Mons. Jaume Pujol Cuenta la leyenda que el fundador del budismo, Siddhartha Gautamà Buddha, era un príncipe de la India que vivía muy protegido, hasta el punto que —una vez que solicitó salir de palacio para conocer mundo— su padre ordenó que limpiaran las calles de cualquier visión desagradable que pudiera alcanzarle. Sin embargo, en aquellos días se topó con tres realidades que le provocaron una fuerte impresión: la vejez, la enfermedad y la muerte. Y cuando se hallaba más deprimido, descubrió la presencia de un anacoreta que le introdujo en el mundo de la meditación. Y en ella encontró remedio contra el dolor y también la paz de su espíritu.
En el cristianismo el sentido de la vida tiene una explicación trascendental: Dios nos ha creado a su imagen y semejanza para que, tras un tiempo en la tierra, podamos gozar de Él eternamente en el cielo. En ese tiempo de permanencia en el mundo no nos limpia las calles, no nos ahorra el esfuerzo, ni los contratiempos, ni la enfermedad, ni la ancianidad, ni la muerte. Pero nos da los medios —su ayuda, que nunca nos falta— para este recorrido.
La institución del sacerdocio, como puente entre Dios y los hombres y la fundación de la Iglesia, que prolonga la vida de Cristo en la tierra, son medios que Dios dispuso para ayudarnos en ese camino. La Iglesia no es una invención humana, por elevada que esta fuera, sino una voluntad divina que tuvo su punto de partida en la confesión de Cesárea, cuando Cristo mismo coloca a Pedro como piedra angular y cabeza de los apóstoles de una sociedad que prevalecerá hasta el final de los tiempos. Los obispos tenemos como título primordial ser sucesores de los apóstoles y la Iglesia diocesana es la misma Iglesia universal constituida habitualmente en cada territorio para aglutinar a una comunidad de fieles.

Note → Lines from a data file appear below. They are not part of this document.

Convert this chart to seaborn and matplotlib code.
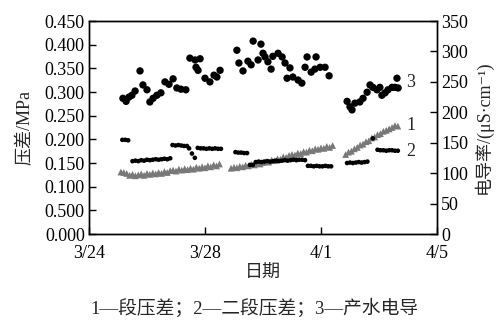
import numpy as np
import pandas as pd
import matplotlib
matplotlib.use("Agg")
import matplotlib.pyplot as plt
import seaborn as sns

# x axis: days counted from 3/24
x_ticks = [0, 4, 8, 12]
x_labels = ["3/24", "3/28", "4/1", "4/5"]

left_ticks = [0.0, 0.05, 0.10, 0.15, 0.20, 0.25, 0.30, 0.35, 0.40, 0.45]
# the reference prints "0.500" at 0.05
left_labels = ["0.000", "0.500", "0.100", "0.150", "0.200", "0.250",
               "0.300", "0.350", "0.400", "0.450"]
right_ticks = [0, 50, 100, 150, 200, 250, 300, 350]

# series 1: 一段压差 (MPa), logged every 0.1 day, three runs
s1_starts = [1.1, 4.9, 8.85]
s1_run1 = [0.131, 0.130, 0.128, 0.124, 0.126, 0.123, 0.125, 0.127, 0.124, 0.128,
           0.126, 0.129, 0.127, 0.130, 0.128, 0.132, 0.130, 0.134, 0.135, 0.133,
           0.137, 0.135, 0.138, 0.136, 0.139, 0.137, 0.141, 0.139, 0.142, 0.140,
           0.144, 0.142, 0.146, 0.144, 0.148]
s1_run2 = [0.139, 0.141, 0.140, 0.143, 0.142, 0.145, 0.144, 0.147, 0.146, 0.149,
           0.148, 0.151, 0.153, 0.152, 0.156, 0.155, 0.159, 0.158, 0.163, 0.162,
           0.166, 0.168, 0.167, 0.171, 0.170, 0.174, 0.173, 0.177, 0.176, 0.180,
           0.179, 0.182, 0.181, 0.185, 0.183, 0.187]
s1_run3 = [0.168, 0.173, 0.175, 0.180, 0.183, 0.188, 0.190, 0.195, 0.197, 0.203,
           0.205, 0.210, 0.212, 0.217, 0.219, 0.222, 0.225, 0.229, 0.228]

# series 2: 二段压差 (MPa), logged every 0.1 day, in runs
s2_starts = [1.15, 1.50, 2.88, 3.45, 3.75, 5.05, 5.55, 5.75, 7.55, 8.90, 9.79, 9.95]
s2_runs = [
    [0.199, 0.199, 0.198],
    [0.154, 0.155, 0.154, 0.156, 0.155, 0.157, 0.156, 0.157, 0.158, 0.157,
     0.158, 0.159, 0.158, 0.160],
    [0.188, 0.187, 0.188, 0.187, 0.186, 0.186],
    [0.181, 0.170, 0.161],
    [0.182, 0.181, 0.181, 0.180, 0.181, 0.180, 0.181, 0.180, 0.180],
    [0.173, 0.172, 0.172, 0.171, 0.171],
    [0.146, 0.146],
    [0.152, 0.153, 0.152, 0.153, 0.154, 0.153, 0.154, 0.155, 0.154, 0.155,
     0.156, 0.155, 0.156, 0.157, 0.156, 0.157, 0.157, 0.156],
    [0.144, 0.144, 0.143, 0.144, 0.143, 0.143, 0.144, 0.143, 0.143],
    [0.150, 0.151, 0.150, 0.151, 0.152, 0.151, 0.152, 0.153],
    [0.202],
    [0.178, 0.177, 0.177, 0.176, 0.177, 0.177, 0.176, 0.176],
]

# series 3: 产水电导 (uS/cm)
s3_day = [1.17, 1.28, 1.38, 1.48, 1.59, 1.76, 1.86, 2.00, 2.10, 2.21, 2.34, 2.48,
          2.62, 2.76, 2.90, 3.03, 3.17, 3.34, 3.48, 3.66, 3.83, 3.69, 3.76, 4.00,
          4.17, 4.31, 4.41, 4.52,
          5.10, 5.17, 5.31, 5.48, 5.59, 5.66, 5.93, 6.00, 5.83, 6.07, 6.17, 6.28,
          6.34, 6.52, 6.66, 6.76, 6.93, 6.83, 7.03, 7.21, 7.34, 7.52, 7.45, 7.66,
          7.83, 7.79, 7.97, 8.14, 8.28,
          8.90, 9.00, 9.07, 9.17, 9.34, 9.45, 9.59, 9.69, 9.79, 9.93, 10.03, 10.10,
          10.21, 10.31, 10.45, 10.55, 10.62, 10.66]
s3_val = [223, 218, 225, 228, 235, 268, 245, 237, 217, 223, 228, 232,
          250, 246, 255, 240, 238, 237, 289, 286, 288, 274, 269, 256,
          250, 261, 258, 269,
          302, 281, 268, 284, 278, 317, 312, 297, 286, 291, 283, 271,
          292, 297, 291, 281, 273, 256, 258, 253, 248, 291, 274, 266,
          291, 271, 274, 274, 260,
          218, 209, 204, 215, 217, 223, 233, 245, 241, 237, 241, 228,
          232, 237, 241, 241, 256, 240]


def runs_to_frame(starts, runs, step=0.1):
    rows = []
    for start, vals in zip(starts, runs):
        for i, v in enumerate(vals):
            rows.append((start + i * step, v))
    return pd.DataFrame(rows, columns=["day", "value"])


df1 = runs_to_frame(s1_starts, [s1_run1, s1_run2, s1_run3])
df2 = runs_to_frame(s2_starts, s2_runs)
df3 = pd.DataFrame({"day": s3_day, "value": s3_val})

sns.set_style("ticks")
plt.rcParams['font.family'] = ['Liberation Serif', 'Noto Sans CJK SC', 'DejaVu Serif']
plt.rcParams['axes.unicode_minus'] = False

fig = plt.figure(figsize=(4.98, 3.23), dpi=100)
ax = fig.add_axes([0.1787, 0.2755, 0.6988, 0.6594])
ax2 = ax.twinx()

sns.scatterplot(data=df1, x="day", y="value", ax=ax, marker="^", s=24,
                color="#787878", edgecolor="none", linewidth=0)
sns.scatterplot(data=df2, x="day", y="value", ax=ax, marker="o", s=11,
                color="black", edgecolor="none", linewidth=0)
sns.scatterplot(data=df3, x="day", y="value", ax=ax2, marker="o", s=28,
                color="black", edgecolor="none", linewidth=0)

ax.set_xlim(0, 12)
ax.set_ylim(0, 0.45)
ax2.set_ylim(0, 350)
ax.set_xticks(x_ticks)
ax.set_xticklabels(x_labels)
ax.set_yticks(left_ticks)
ax.set_yticklabels(left_labels)
ax2.set_yticks(right_ticks)

for a in (ax, ax2):
    a.tick_params(direction="in", length=5, width=1, labelsize=13,
                  colors="black", pad=3)
    for sp in a.spines.values():
        sp.set_visible(True)
        sp.set_linewidth(1)
        sp.set_color("black")
ax.tick_params(axis="x", pad=8)

ax.set_xlabel("日期", fontsize=13, labelpad=2)
ax.set_ylabel("压差/MPa", fontsize=13, labelpad=8)
ax2.set_ylabel("电导率/(μS·cm⁻¹)", fontsize=13, labelpad=4)

# series numbers at the right ends
ax.text(10.95, 0.321, "3", fontsize=13, ha="left", va="center")
ax.text(10.95, 0.230, "1", fontsize=13, ha="left", va="center")
ax.text(10.95, 0.174, "2", fontsize=13, ha="left", va="center")

fig.text(0.51, 1 - 308 / 323, "1—段压差；2—二段压差；3—产水电导",
         ha="center", va="center", fontsize=13.5)

fig.savefig("out.png", dpi=100)
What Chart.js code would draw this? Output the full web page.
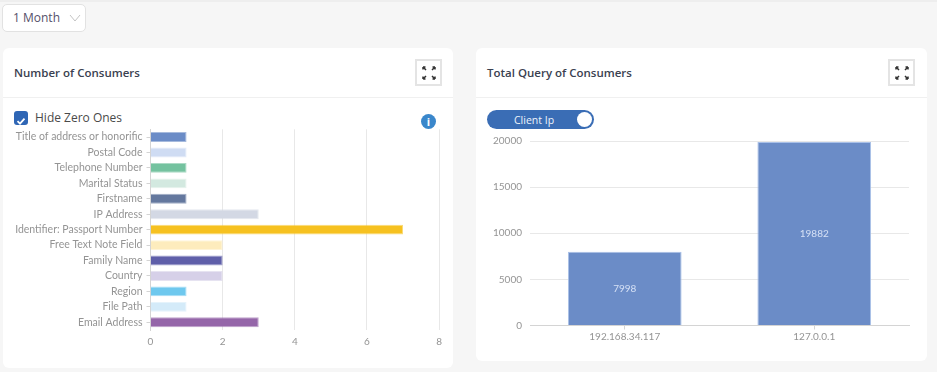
<!DOCTYPE html>
<html lang="en">
<head>
    <meta charset="UTF-8">
    <title>Consumers</title>
    <script src="https://cdn.jsdelivr.net/npm/chart.js"></script>
    <style>
        html, body { margin: 0; padding: 0; }
        body {
            width: 937px; height: 372px; overflow: hidden; position: relative;
            background: #f6f6f6; font-family: "Open Sans", sans-serif; color: #3c4250;
        }
        .topband { position: absolute; left: 0; top: 0; width: 937px; height: 2px; background: #eeeeee; }
        .select {
            position: absolute; left: 2px; top: 4px; width: 82px; height: 26px;
            background: #fff; border: 1px solid #e2e2e2; border-radius: 5px;
            font-size: 12px; line-height: 26px; text-indent: 10px; color: #55506a;
        }
        .select svg { position: absolute; left: 66px; top: 9px; }
        .card { position: absolute; background: #fff; border-radius: 6px; top: 48px; }
        #cardLeft { left: 3px; width: 450px; height: 320px; }
        #cardRight { left: 476px; width: 451px; height: 313px; }
        .divider { position: absolute; left: 0; right: 0; top: 49px; height: 1px; background: #f0f0f0; }
        .title { position: absolute; left: 11px; top: 16px; font-size: 11.5px; font-weight: 600; line-height: 18px; color: #3a4150; }
        .expand {
            position: absolute; top: 11px; width: 23px; height: 23px;
            border: 2px solid #e4e4e4; background: #fff;
        }
        .expand svg { position: absolute; left: 4.5px; top: 4.5px; }
        .check {
            position: absolute; left: 14px; top: 111px; width: 14px; height: 14px;
            background: #2f66b5; border-radius: 3px;
        }
        .checktext { position: absolute; left: 35px; top: 109px; font-size: 12px; line-height: 18px; color: #4a4a4a; }
        .info {
            position: absolute; left: 421px; top: 114px; width: 15px; height: 15px; border-radius: 50%;
            background: #3a87cb; color: #fff; font-size: 11px; font-weight: 700; line-height: 15px; text-align: center;
        }
        .toggle {
            position: absolute; left: 487px; top: 110px; width: 107px; height: 19px;
            background: #3a6db5; border-radius: 10px; color: #eef3fb;
            font-size: 10.5px; line-height: 20px; text-indent: 27px;
        }
        .knob { position: absolute; left: 90px; top: 2px; width: 15px; height: 15px; background: #fff; border-radius: 50%; }
        canvas { position: absolute; display: block; }
        #consumersChart { left: 5px; top: 119px; }
        #queryChart { left: 480px; top: 127px; }
    </style>
</head>
<body>
    <div class="topband"></div>
    <div class="select">1 Month
        <svg width="12" height="8"><path d="M1 1 L6 7 L11 1" fill="none" stroke="#c4c4c4" stroke-width="1"/></svg>
    </div>

    <div class="card" id="cardLeft">
        <div class="title">Number of Consumers</div>
        <div class="expand" style="left:412px"><svg width="14" height="14"><use href="#expandIcon"/></svg></div>
        <div class="divider"></div>
    </div>
    <div class="card" id="cardRight">
        <div class="title">Total Query of Consumers</div>
        <div class="expand" style="left:412px"><svg width="14" height="14"><use href="#expandIcon"/></svg></div>
        <div class="divider"></div>
    </div>

    <div class="check">
        <svg width="14" height="14"><path d="M3.5 7.2 L6 9.6 L10.5 4.6" fill="none" stroke="#fff" stroke-width="1.8"/></svg>
    </div>
    <div class="checktext">Hide Zero Ones</div>
    <div class="info">i</div>
    <div class="toggle">Client Ip<div class="knob"></div></div>

    <canvas id="consumersChart" width="443" height="243"></canvas>
    <canvas id="queryChart" width="440" height="230"></canvas>

    <svg width="0" height="0" style="position:absolute">
        <defs>
            <g id="expandIcon" fill="none" stroke="#333" stroke-width="1.5">
                <path d="M1 1 L4 4 M1 1 L1 3.5 M1 1 L3.5 1"/>
                <path d="M13 1 L10 4 M13 1 L13 3.5 M13 1 L10.5 1"/>
                <path d="M1 13 L4 10 M1 13 L1 10.5 M1 13 L3.5 13"/>
                <path d="M13 13 L10 10 M13 13 L13 10.5 M13 13 L10.5 13"/>
            </g>
        </defs>
    </svg>

    <script>
        // Number of Consumers
        const consumerLabels = ['Title of address or honorific', 'Postal Code', 'Telephone Number', 'Marital Status', 'Firstname', 'IP Address', 'Identifier: Passport Number', 'Free Text Note Field', 'Family Name', 'Country', 'Region', 'File Path', 'Email Address'];
        const consumerValues = [1, 1, 1, 1, 1, 3, 7, 2, 2, 2, 1, 1, 3];
        const consumerTicks = [0, 2, 4, 6, 8];
        const consumerColors = ['#6b8cc7', '#cfdcf3', '#74c29f', '#d3e9e0', '#64789e', '#d3d8e4', '#f6c120', '#fdecbd', '#5f5fa9', '#d6d0e8', '#6ec8ee', '#d4ebf9', '#9566a9'];

        // Total Query of Consumers
        const queryLabels = ['192.168.34.117', '127.0.0.1'];
        const queryValues = [7998, 19882];
        const queryTicks = [0, 5000, 10000, 15000, 20000];

        const labelFont = { family: 'Lato, sans-serif', size: 10.5 };
        const numberFont = { family: 'Lato, sans-serif', size: 10 };
        const tickColor = '#949494';

        // Writes the value in the middle of each bar
        const barValueLabels = {
            id: 'barValueLabels',
            afterDatasetsDraw(chart) {
                const ctx = chart.ctx;
                ctx.save();
                ctx.font = '10px Lato, sans-serif';
                ctx.fillStyle = '#d5e0f5';
                ctx.textAlign = 'center';
                ctx.textBaseline = 'middle';
                chart.getDatasetMeta(0).data.forEach((bar, i) => {
                    ctx.fillText(queryValues[i], bar.x, (bar.y + bar.base) / 2);
                });
                ctx.restore();
            }
        };

        new Chart(document.getElementById('consumersChart'), {
            type: 'bar',
            data: {
                labels: consumerLabels,
                datasets: [{
                    data: consumerValues,
                    backgroundColor: consumerColors,
                    borderColor: consumerColors.map(c => c + '99'),
                    borderWidth: 1,
                    barPercentage: 0.8,
                    categoryPercentage: 0.8
                }]
            },
            options: {
                indexAxis: 'y',
                responsive: false,
                animation: false,
                layout: { padding: { top: 1, right: 2 } },
                plugins: { legend: { display: false }, tooltip: { enabled: false } },
                scales: {
                    x: {
                        min: 0,
                        max: 8,
                        afterBuildTicks: axis => { axis.ticks = consumerTicks.map(value => ({ value })); },
                        afterFit: axis => { axis.height = 32; },
                        border: { display: false },
                        grid: { color: '#e8e8e8', drawTicks: false },
                        ticks: { font: numberFont, color: tickColor, padding: 6, maxRotation: 0 }
                    },
                    y: {
                        afterFit: axis => { axis.width = 145.5; },
                        border: { color: '#d4d4d4' },
                        grid: { offset: false, drawOnChartArea: false, tickLength: 4, tickColor: '#d4d4d4' },
                        ticks: { font: labelFont, color: tickColor, padding: 4, autoSkip: false }
                    }
                }
            }
        });

        new Chart(document.getElementById('queryChart'), {
            type: 'bar',
            data: {
                labels: queryLabels,
                datasets: [{
                    data: queryValues,
                    backgroundColor: '#6b8cc7',
                    borderColor: '#a9c0e8',
                    borderWidth: 1,
                    barPercentage: 0.75,
                    categoryPercentage: 0.8
                }]
            },
            options: {
                responsive: false,
                animation: false,
                layout: { padding: { top: 5, right: 11 } },
                plugins: { legend: { display: false }, tooltip: { enabled: false } },
                scales: {
                    x: {
                        afterFit: axis => { axis.height = 31.5; },
                        border: { color: '#d4d4d4' },
                        grid: { offset: false, drawOnChartArea: false, tickLength: 4, tickColor: '#d4d4d4' },
                        ticks: { font: numberFont, color: tickColor, padding: 1, maxRotation: 0 }
                    },
                    y: {
                        min: 0,
                        max: 20000,
                        afterBuildTicks: axis => { axis.ticks = queryTicks.map(value => ({ value })); },
                        afterFit: axis => { axis.width = 50; },
                        border: { display: false },
                        grid: { color: '#e8e8e8', drawTicks: false },
                        ticks: { font: numberFont, color: tickColor, padding: 8, callback: value => String(value) }
                    }
                }
            },
            plugins: [barValueLabels]
        });
    </script>
</body>
</html>
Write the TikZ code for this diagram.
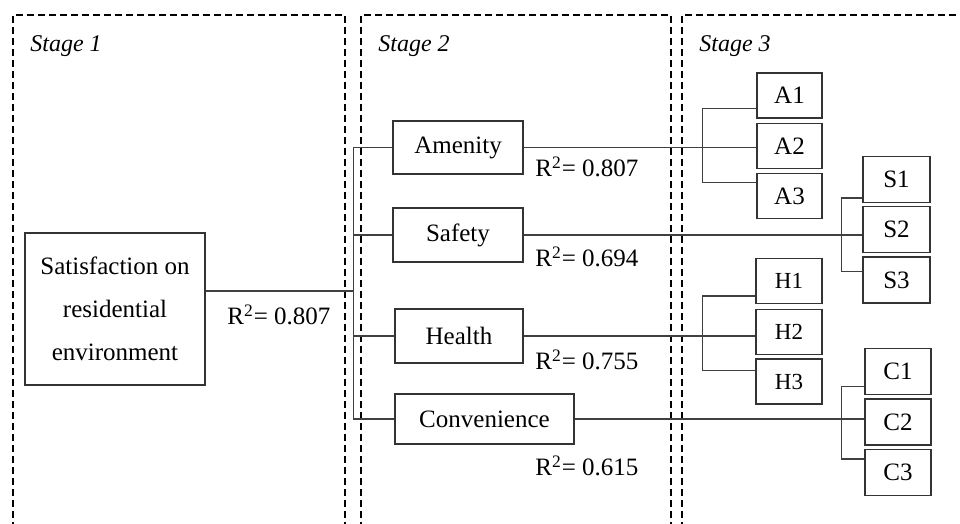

Esta Iglesia diocesana tiene a su cuidado, sin embargo, no sólo a la comunidad cristiana, sino a cualquier persona que pueda necesitar de sus servicios. En ese sentido la Jornada de la Iglesia Diocesana, que se celebra este 18 de noviembre, tiene un lema explícito: “La Iglesia contribuye a una sociedad mejor”. En efecto, es una experiencia cotidiana —manifestada a través de las parroquias, de los centros religiosos, de los colegios y locales de asistencia social— el que la Iglesia cuide de visitar a ancianos y enfermos, atienda sacramentalmente a todos los que lo desean desde el bautismo hasta la muerte y socorra a los pobres, a los indigentes sin techo, a las madres solteras que necesitan solidaridad para poder tener un hijo, a las personas solas, quizá las más vulnerables…
Como segundo lema de la Jornada figura: “Ayuda a tu parroquia, ganamos todos”. Apelo a hacer de este lema una realidad. Las diversas iniciativas pastorales de la Iglesia diocesana necesitan de esos brazos que son las parroquias para abrazar a todas las personas, en especial a las más necesitadas.